*Listed entries*
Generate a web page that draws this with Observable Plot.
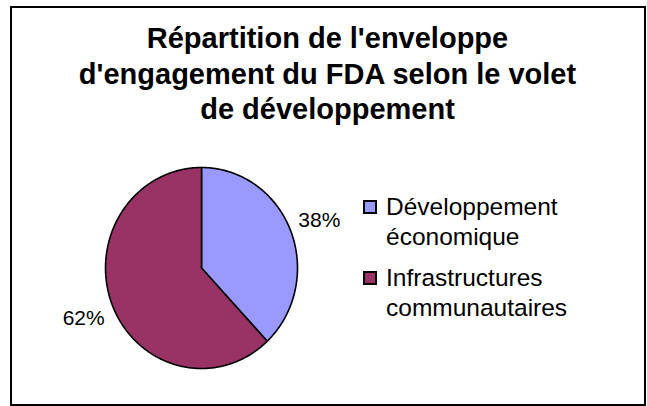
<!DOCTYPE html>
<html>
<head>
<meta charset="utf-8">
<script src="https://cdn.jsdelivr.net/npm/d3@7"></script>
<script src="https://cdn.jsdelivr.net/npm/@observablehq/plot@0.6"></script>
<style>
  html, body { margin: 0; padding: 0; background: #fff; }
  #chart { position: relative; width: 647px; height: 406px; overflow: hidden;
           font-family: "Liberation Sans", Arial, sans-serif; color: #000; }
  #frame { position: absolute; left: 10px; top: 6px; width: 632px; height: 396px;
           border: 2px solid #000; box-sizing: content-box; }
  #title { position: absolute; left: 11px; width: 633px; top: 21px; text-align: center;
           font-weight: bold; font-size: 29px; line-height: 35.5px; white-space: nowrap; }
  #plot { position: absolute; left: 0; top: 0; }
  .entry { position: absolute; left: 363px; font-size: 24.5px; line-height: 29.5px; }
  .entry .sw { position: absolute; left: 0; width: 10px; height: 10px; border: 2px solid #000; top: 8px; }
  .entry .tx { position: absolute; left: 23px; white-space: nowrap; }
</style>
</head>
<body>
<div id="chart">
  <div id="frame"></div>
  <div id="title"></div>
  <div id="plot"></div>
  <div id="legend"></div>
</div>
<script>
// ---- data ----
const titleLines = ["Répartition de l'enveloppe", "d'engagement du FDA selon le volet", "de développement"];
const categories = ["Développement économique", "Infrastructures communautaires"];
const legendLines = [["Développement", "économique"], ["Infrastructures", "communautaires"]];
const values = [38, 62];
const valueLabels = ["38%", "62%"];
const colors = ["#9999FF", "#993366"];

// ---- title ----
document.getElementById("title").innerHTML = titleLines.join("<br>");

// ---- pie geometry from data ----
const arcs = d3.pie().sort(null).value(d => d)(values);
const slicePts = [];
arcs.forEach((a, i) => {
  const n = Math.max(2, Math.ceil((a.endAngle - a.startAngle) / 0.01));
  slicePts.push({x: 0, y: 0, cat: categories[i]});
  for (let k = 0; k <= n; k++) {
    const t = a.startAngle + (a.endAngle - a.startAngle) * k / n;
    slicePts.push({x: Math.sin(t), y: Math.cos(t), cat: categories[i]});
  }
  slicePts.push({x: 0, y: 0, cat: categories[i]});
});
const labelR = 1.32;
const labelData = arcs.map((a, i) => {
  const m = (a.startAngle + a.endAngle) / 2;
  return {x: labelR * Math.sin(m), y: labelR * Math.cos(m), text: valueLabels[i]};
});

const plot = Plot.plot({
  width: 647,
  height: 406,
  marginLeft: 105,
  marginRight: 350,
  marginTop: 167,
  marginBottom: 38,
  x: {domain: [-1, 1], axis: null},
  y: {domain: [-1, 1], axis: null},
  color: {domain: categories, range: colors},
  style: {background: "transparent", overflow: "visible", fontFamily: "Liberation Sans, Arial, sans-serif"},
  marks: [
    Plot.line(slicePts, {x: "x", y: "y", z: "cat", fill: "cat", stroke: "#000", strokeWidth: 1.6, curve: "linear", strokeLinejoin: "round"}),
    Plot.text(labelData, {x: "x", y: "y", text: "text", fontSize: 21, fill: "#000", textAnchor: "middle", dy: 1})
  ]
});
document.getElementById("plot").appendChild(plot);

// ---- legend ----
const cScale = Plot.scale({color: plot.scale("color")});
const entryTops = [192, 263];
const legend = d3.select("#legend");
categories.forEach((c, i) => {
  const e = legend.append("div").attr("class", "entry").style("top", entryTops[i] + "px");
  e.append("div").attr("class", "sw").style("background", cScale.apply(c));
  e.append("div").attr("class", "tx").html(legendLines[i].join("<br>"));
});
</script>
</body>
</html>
...
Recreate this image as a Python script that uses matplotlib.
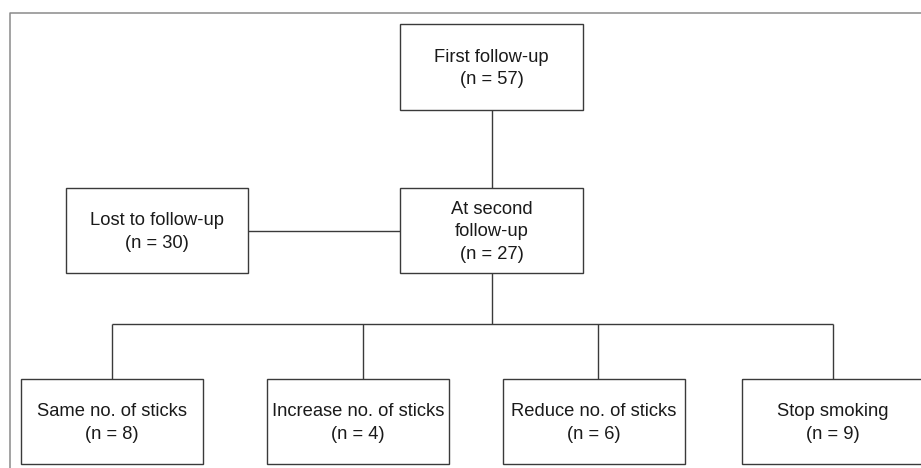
...
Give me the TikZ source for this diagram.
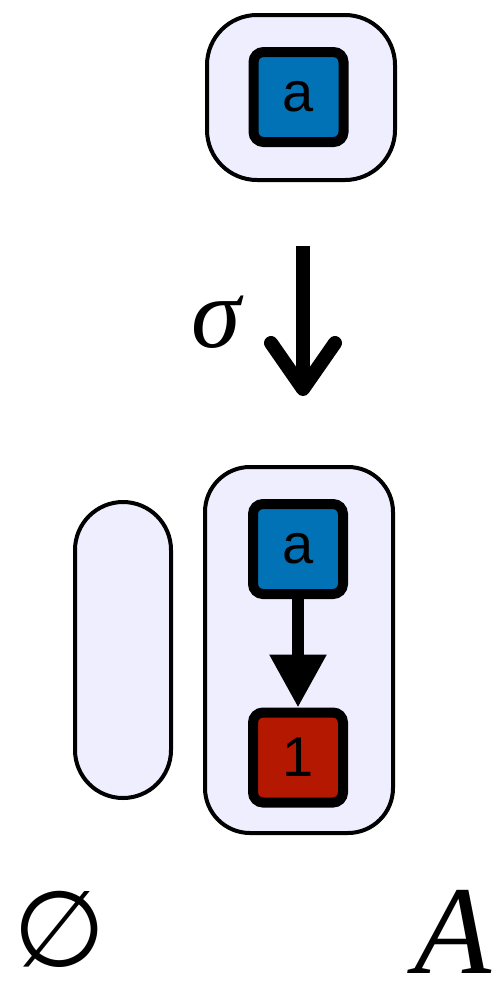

*Exercise aim*
Give only the count of lines in the data that include the string "script".

*Exercise response*
5